In May 2003 I attended a closed international conference. The topic was Middle East security after the fall of Saddam Hussein. To the participants’ surprise a special guest joined the meeting and gave a speech: Muhssein Rizai, the former commander of the Iranian Revolutionary Guards Corps, and an influential insider of the regime in Tehran.
Mr. Rizai sent a clear message to the US administration: If you, the Americans, want to stabilize the Middle East, talk to the hegemonic power – us, the Iranians. What he effectively offered to the United States in that speech was a partition of the Middle East into two zones of influence – an Iranian one and an American.
He later met secretly with some US officials in their suite, but the US administration rejected his offer. Until now.
With the deal between the P5+1 world powers (the five permanent members of the UN Security Council – the United States, Russia, China, Britain, and France – plus Germany) and Iran that was signed in Geneva last month, the Iranian regime stands on the verge of getting exactly what it wants, thanks to nuclear blackmail.

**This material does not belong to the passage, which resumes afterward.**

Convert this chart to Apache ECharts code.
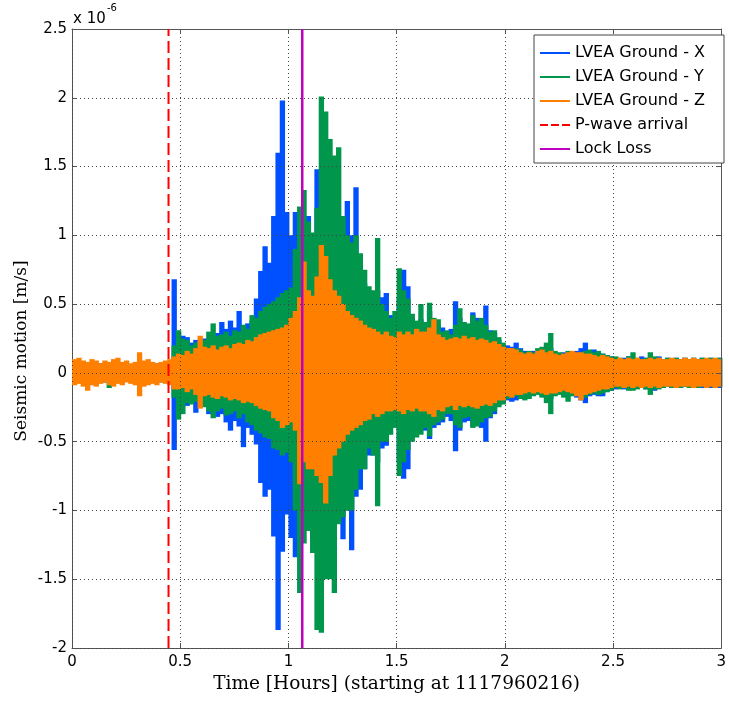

Though this agreement achieves a partial, temporary delay of the Iranian nuclear project, it is very important to understand what it does not include on Iran’s part:
- Stopping development and production of long-range ballistic missiles
- Ending the subversion of Sunni regimes in the region, such as Bahrain and Saudi Arabia
- Ceasing support and financing of terror organizations such as Hezbollah
- Halting the export of the Islamist revolution to other Muslim countries, such as Lebanon, Iraq, and west Afghanistan
- Stopping the brutal repression of the Iranian people and of its minority nationalities (Azeris, Kurds, Baluchis, Arabs, and others).
Accordingly, the P5+1 seems ready to give to the ayatollah's regime not only a comprehensive insurance policy for its survival, but also a license for its imperial ambitions and a permit to use the blackmail leverages of missiles and terror to undermine governments in the Persian Gulf and Lebanon, Jordan, Egypt and the Palestinian territories.
Moreover, as a consequence of the agreement, the domestic Iranian opposition could be stifled and tortured with the silent acquiescence of the Western democracies.
Thus Israel, which continues to face an estimated 70,000 rockets and missiles from Hezbollah and Hamas targeting its cities, will not be the only victim of the deal.
Israel and other American allies concerned about the threat of Iranian aggression in the region might be able to come together and create a new regional alliance to confront these dangers. But that is not feasible as long as there is no real progress in the Israeli-Palestinian negotiations; Arab countries will not join Israel in such an alliance while the West Bank is occupied and Israeli settlements there are expanded.
Israeli Prime Minister Benjamin Netanyahu's harsh criticism of the Geneva deal is correct. The eagerness on the part of the P5+1 to strike a deal with the ayatollah's regime seems to stem not only from an aversion to standing up against evil, but also from a lack of understanding of the Islamist challenge and from a blurred distinction between allies and foes in the region.
The problem, however, is that Mr. Netanyahu's keenness to appease the hard-liners and “settlers” in his country renders progress in the Israeli-Palestinian negotiations impossible, thereby thwarting any attempt to build a regional alliance with Arab countries against the Iranian threat.
Without the Geneva deal in place, the US administration might have been able to give the Israelis and Palestinians a bridging offer in early 2014. But now that this deal is signed, the US may not have the moral authority to exert pressure on any Israeli government regarding an agreement with Palestinians. Thus for all its failures against the Iranian threat, this deal also increases the chances that Secretary of State John Kerry's sincere, tireless efforts to bring about a resolution of the Israeli-Palestinian conflict will fail.
Dr. Ephraim Sneh twice served as Israel’s deputy minister of defense, was a member of several Israeli cabinets, and is chair of the S. Daniel Abraham Center for Strategic Dialogue at Netanya Academic College in Netanya, Israel.